The code in your question includes an application listen event callback function which logs the server address to the console. My guess is that you copied it from the example in the documentation. It's a nice function to have if you want to see a message in your console's stdout
when your server starts. Here's a slight variation which uses the URL
constructor so that if you happen to listen on the default port for the protocol you're using (e.g. 80
on http, 443
on https), that bit will be omitted from the address in the message (just like in the address that your browser shows you).
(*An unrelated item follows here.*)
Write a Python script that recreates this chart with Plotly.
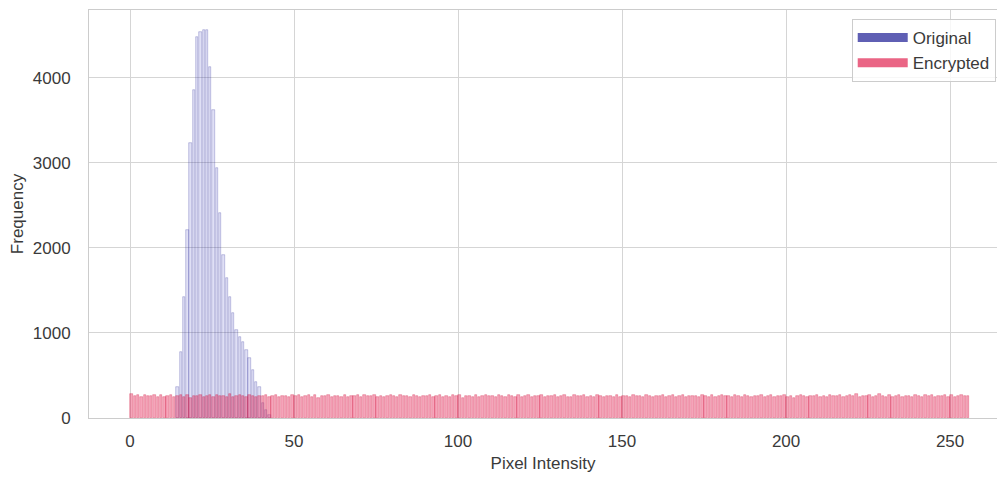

It also happens to be compatible with the onListen
callback used by the serve
function from Deno's std library:
function printStartupMessage({ hostname, port, secure }: {
hostname: string;
port: number;
secure?: boolean;
}): void {
if (!hostname || hostname === "0.0.0.0") hostname = "localhost";
const address =
new URL(`http${secure ? "s" : ""}://${hostname}:${port}/`).href;
console.log(`Listening at ${address}`);
console.log("Use ctrl+c to stop");
}
app.addEventListener("listen", printStartupMessage);
And... start the server:
await app.listen({ port: 8080 });
Here's the full module result from what was discussed above:
import {
Application,
type Context,
type RouteParams,
Router,
type RouterContext,
type State as AnyOakState,
} from "https://deno.land/x/[email protected]/mod.ts";
type EmptyObject = Record<never, never>;
type AppState = EmptyObject;
const app = new Application<AppState>({ state: {} });
type ContextState = {
userID: number;
sessionID: number;
};
interface RouterContextStrongerState<
R extends string,
AS extends AnyOakState = EmptyObject,
S extends AS = AS,
P extends RouteParams<R> = RouteParams<R>,
> extends Context<S, AS> {
captures: string[];
matched?: Exclude<RouterContext<R, P, S>["matched"], undefined>;
params: P;
routeName?: string;
router: Router;
routerPath?: string;
}
type NextFn = () => Promise<unknown>;
async function assignContextStateValuesAtTheBeginningAndDeleteThemAtTheEnd(
context: Context<Partial<ContextState>, AppState>,
next: NextFn,
): Promise<void> {
context.state.userID = 123;
context.state.sessionID = 456;
await next();
delete context.state.userID;
delete context.state.sessionID;
}
function setEndpointNotFound(
context: RouterContextStrongerState<"/(.*)", AppState, Partial<ContextState>>,
): void {
context.response.status = 404;
context.response.body = "Endpoint not available!";
}
const router = new Router<Partial<ContextState>>();
router.use(assignContextStateValuesAtTheBeginningAndDeleteThemAtTheEnd);
router.get("/(.*)", setEndpointNotFound);
app.use(router.routes(), router.allowedMethods());
// This is not necessary, but is potentially helpful to see in the console
function printStartupMessage({ hostname, port, secure }: {
hostname: string;
port: number;
secure?: boolean;
}): void {
if (!hostname || hostname === "0.0.0.0") hostname = "localhost";
const address =
new URL(`http${secure ? "s" : ""}://${hostname}:${port}/`).href;
console.log(`Listening at ${address}`);
console.log("Use ctrl+c to stop");
}
app.addEventListener("listen", printStartupMessage);
await app.listen({ port: 8080 });
It's quite a bit of information, but a lot is happening inside a web server framework, and doing it in a type-safe way is even more complicated!